## INFORMATION PROVIDED:
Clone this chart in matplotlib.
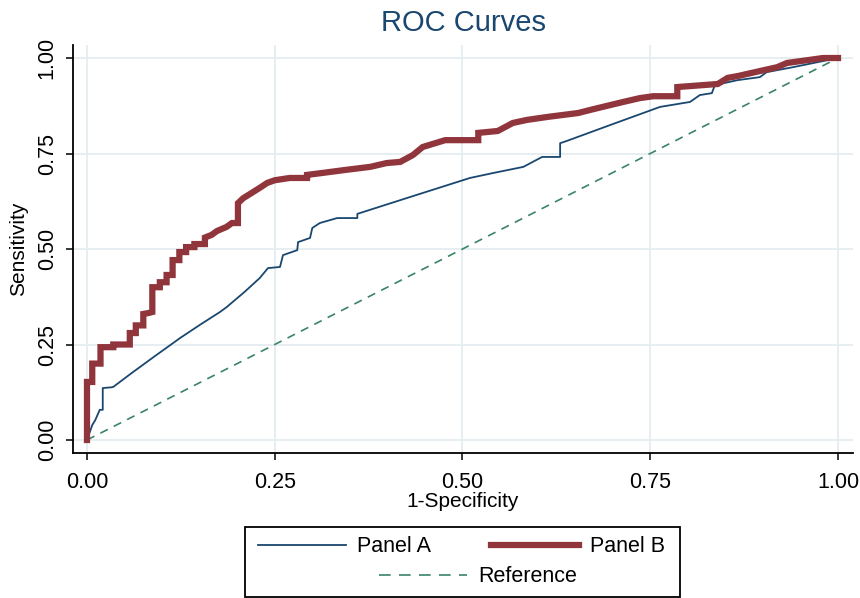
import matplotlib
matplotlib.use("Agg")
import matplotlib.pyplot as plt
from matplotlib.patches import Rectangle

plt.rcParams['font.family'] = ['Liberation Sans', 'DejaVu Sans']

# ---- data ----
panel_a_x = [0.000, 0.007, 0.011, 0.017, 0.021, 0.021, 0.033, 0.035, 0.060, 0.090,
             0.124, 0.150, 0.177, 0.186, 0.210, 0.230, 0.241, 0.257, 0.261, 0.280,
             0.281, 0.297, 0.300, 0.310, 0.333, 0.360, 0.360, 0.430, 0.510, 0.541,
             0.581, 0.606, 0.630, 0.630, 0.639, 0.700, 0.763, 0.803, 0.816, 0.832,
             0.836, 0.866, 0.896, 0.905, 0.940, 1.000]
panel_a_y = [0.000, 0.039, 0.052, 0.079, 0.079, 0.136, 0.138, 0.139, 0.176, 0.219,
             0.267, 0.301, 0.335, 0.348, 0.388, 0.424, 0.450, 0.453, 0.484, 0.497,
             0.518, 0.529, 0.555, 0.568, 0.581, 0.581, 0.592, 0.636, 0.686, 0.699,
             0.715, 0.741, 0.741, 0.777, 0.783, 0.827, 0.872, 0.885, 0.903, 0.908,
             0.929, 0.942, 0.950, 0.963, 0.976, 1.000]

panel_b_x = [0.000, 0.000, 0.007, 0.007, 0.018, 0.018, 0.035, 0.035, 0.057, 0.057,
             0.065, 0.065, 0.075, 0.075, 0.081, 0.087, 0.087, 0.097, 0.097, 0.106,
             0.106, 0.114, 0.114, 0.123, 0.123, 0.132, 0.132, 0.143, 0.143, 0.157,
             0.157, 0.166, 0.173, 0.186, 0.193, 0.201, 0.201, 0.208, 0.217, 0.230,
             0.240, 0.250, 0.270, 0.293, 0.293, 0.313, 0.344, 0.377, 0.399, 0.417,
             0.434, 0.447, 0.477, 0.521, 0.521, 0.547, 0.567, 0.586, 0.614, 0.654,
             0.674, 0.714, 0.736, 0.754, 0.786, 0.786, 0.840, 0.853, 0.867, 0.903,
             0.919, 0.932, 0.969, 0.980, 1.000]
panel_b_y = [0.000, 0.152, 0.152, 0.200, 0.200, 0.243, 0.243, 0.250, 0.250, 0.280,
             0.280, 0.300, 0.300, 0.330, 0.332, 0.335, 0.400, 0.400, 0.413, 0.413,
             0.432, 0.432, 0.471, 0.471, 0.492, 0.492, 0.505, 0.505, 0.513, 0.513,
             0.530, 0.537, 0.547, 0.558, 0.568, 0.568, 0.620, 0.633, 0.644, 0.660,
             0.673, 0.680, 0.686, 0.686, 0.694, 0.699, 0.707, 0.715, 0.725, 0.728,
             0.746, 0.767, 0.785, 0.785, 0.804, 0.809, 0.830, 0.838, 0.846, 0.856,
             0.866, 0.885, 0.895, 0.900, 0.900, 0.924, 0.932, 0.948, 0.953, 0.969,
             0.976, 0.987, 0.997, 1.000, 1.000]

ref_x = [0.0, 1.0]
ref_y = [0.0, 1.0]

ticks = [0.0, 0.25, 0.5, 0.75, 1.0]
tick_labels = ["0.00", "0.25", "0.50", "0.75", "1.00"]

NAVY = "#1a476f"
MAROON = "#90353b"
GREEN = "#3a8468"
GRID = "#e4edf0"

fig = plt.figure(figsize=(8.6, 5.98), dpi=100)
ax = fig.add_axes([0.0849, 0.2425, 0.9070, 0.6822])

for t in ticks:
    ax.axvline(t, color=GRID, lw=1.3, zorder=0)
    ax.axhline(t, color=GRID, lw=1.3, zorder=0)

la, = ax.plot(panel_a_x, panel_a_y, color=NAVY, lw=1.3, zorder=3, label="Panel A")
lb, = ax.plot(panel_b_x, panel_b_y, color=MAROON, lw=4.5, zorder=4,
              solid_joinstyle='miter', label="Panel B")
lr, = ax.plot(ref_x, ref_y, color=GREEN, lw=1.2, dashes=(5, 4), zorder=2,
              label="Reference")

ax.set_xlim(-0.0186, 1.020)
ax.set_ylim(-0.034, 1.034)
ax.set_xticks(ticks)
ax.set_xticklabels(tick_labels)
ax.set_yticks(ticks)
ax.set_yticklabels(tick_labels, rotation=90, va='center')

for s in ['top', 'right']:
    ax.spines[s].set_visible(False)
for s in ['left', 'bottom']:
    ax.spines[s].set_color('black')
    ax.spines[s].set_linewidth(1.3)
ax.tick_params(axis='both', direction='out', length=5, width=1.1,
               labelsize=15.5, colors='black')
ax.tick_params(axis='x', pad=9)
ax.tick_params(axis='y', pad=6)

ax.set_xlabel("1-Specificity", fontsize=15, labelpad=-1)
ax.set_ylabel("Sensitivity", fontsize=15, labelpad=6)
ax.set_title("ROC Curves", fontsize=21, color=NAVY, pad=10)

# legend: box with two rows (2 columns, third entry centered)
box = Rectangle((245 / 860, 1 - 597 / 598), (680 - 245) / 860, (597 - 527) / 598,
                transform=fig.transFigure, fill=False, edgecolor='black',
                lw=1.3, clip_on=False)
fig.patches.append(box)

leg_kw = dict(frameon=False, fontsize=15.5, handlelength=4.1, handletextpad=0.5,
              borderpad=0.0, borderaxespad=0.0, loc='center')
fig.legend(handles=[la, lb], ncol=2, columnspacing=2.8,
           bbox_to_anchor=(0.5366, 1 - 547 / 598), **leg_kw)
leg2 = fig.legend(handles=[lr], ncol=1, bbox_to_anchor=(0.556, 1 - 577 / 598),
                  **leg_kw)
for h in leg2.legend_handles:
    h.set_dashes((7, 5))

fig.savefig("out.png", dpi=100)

## TASK TO COMPLETE:
Do not include the images; transcribe the rest of the listing exactly.

## SOLUTION TO THE PROBLEM:
Clone this chart in matplotlib.
import matplotlib
matplotlib.use("Agg")
import matplotlib.pyplot as plt
from matplotlib.patches import Rectangle

plt.rcParams['font.family'] = ['Liberation Sans', 'DejaVu Sans']

# ---- data ----
panel_a_x = [0.000, 0.007, 0.011, 0.017, 0.021, 0.021, 0.033, 0.035, 0.060, 0.090,
             0.124, 0.150, 0.177, 0.186, 0.210, 0.230, 0.241, 0.257, 0.261, 0.280,
             0.281, 0.297, 0.300, 0.310, 0.333, 0.360, 0.360, 0.430, 0.510, 0.541,
             0.581, 0.606, 0.630, 0.630, 0.639, 0.700, 0.763, 0.803, 0.816, 0.832,
             0.836, 0.866, 0.896, 0.905, 0.940, 1.000]
panel_a_y = [0.000, 0.039, 0.052, 0.079, 0.079, 0.136, 0.138, 0.139, 0.176, 0.219,
             0.267, 0.301, 0.335, 0.348, 0.388, 0.424, 0.450, 0.453, 0.484, 0.497,
             0.518, 0.529, 0.555, 0.568, 0.581, 0.581, 0.592, 0.636, 0.686, 0.699,
             0.715, 0.741, 0.741, 0.777, 0.783, 0.827, 0.872, 0.885, 0.903, 0.908,
             0.929, 0.942, 0.950, 0.963, 0.976, 1.000]

panel_b_x = [0.000, 0.000, 0.007, 0.007, 0.018, 0.018, 0.035, 0.035, 0.057, 0.057,
             0.065, 0.065, 0.075, 0.075, 0.081, 0.087, 0.087, 0.097, 0.097, 0.106,
             0.106, 0.114, 0.114, 0.123, 0.123, 0.132, 0.132, 0.143, 0.143, 0.157,
             0.157, 0.166, 0.173, 0.186, 0.193, 0.201, 0.201, 0.208, 0.217, 0.230,
             0.240, 0.250, 0.270, 0.293, 0.293, 0.313, 0.344, 0.377, 0.399, 0.417,
             0.434, 0.447, 0.477, 0.521, 0.521, 0.547, 0.567, 0.586, 0.614, 0.654,
             0.674, 0.714, 0.736, 0.754, 0.786, 0.786, 0.840, 0.853, 0.867, 0.903,
             0.919, 0.932, 0.969, 0.980, 1.000]
panel_b_y = [0.000, 0.152, 0.152, 0.200, 0.200, 0.243, 0.243, 0.250, 0.250, 0.280,
             0.280, 0.300, 0.300, 0.330, 0.332, 0.335, 0.400, 0.400, 0.413, 0.413,
             0.432, 0.432, 0.471, 0.471, 0.492, 0.492, 0.505, 0.505, 0.513, 0.513,
             0.530, 0.537, 0.547, 0.558, 0.568, 0.568, 0.620, 0.633, 0.644, 0.660,
             0.673, 0.680, 0.686, 0.686, 0.694, 0.699, 0.707, 0.715, 0.725, 0.728,
             0.746, 0.767, 0.785, 0.785, 0.804, 0.809, 0.830, 0.838, 0.846, 0.856,
             0.866, 0.885, 0.895, 0.900, 0.900, 0.924, 0.932, 0.948, 0.953, 0.969,
             0.976, 0.987, 0.997, 1.000, 1.000]

ref_x = [0.0, 1.0]
ref_y = [0.0, 1.0]

ticks = [0.0, 0.25, 0.5, 0.75, 1.0]
tick_labels = ["0.00", "0.25", "0.50", "0.75", "1.00"]

NAVY = "#1a476f"
MAROON = "#90353b"
GREEN = "#3a8468"
GRID = "#e4edf0"

fig = plt.figure(figsize=(8.6, 5.98), dpi=100)
ax = fig.add_axes([0.0849, 0.2425, 0.9070, 0.6822])

for t in ticks:
    ax.axvline(t, color=GRID, lw=1.3, zorder=0)
    ax.axhline(t, color=GRID, lw=1.3, zorder=0)

la, = ax.plot(panel_a_x, panel_a_y, color=NAVY, lw=1.3, zorder=3, label="Panel A")
lb, = ax.plot(panel_b_x, panel_b_y, color=MAROON, lw=4.5, zorder=4,
              solid_joinstyle='miter', label="Panel B")
lr, = ax.plot(ref_x, ref_y, color=GREEN, lw=1.2, dashes=(5, 4), zorder=2,
              label="Reference")

ax.set_xlim(-0.0186, 1.020)
ax.set_ylim(-0.034, 1.034)
ax.set_xticks(ticks)
ax.set_xticklabels(tick_labels)
ax.set_yticks(ticks)
ax.set_yticklabels(tick_labels, rotation=90, va='center')

for s in ['top', 'right']:
    ax.spines[s].set_visible(False)
for s in ['left', 'bottom']:
    ax.spines[s].set_color('black')
    ax.spines[s].set_linewidth(1.3)
ax.tick_params(axis='both', direction='out', length=5, width=1.1,
               labelsize=15.5, colors='black')
ax.tick_params(axis='x', pad=9)
ax.tick_params(axis='y', pad=6)

ax.set_xlabel("1-Specificity", fontsize=15, labelpad=-1)
ax.set_ylabel("Sensitivity", fontsize=15, labelpad=6)
ax.set_title("ROC Curves", fontsize=21, color=NAVY, pad=10)

# legend: box with two rows (2 columns, third entry centered)
box = Rectangle((245 / 860, 1 - 597 / 598), (680 - 245) / 860, (597 - 527) / 598,
                transform=fig.transFigure, fill=False, edgecolor='black',
                lw=1.3, clip_on=False)
fig.patches.append(box)

leg_kw = dict(frameon=False, fontsize=15.5, handlelength=4.1, handletextpad=0.5,
              borderpad=0.0, borderaxespad=0.0, loc='center')
fig.legend(handles=[la, lb], ncol=2, columnspacing=2.8,
           bbox_to_anchor=(0.5366, 1 - 547 / 598), **leg_kw)
leg2 = fig.legend(handles=[lr], ncol=1, bbox_to_anchor=(0.556, 1 - 577 / 598),
                  **leg_kw)
for h in leg2.legend_handles:
    h.set_dashes((7, 5))

fig.savefig("out.png", dpi=100)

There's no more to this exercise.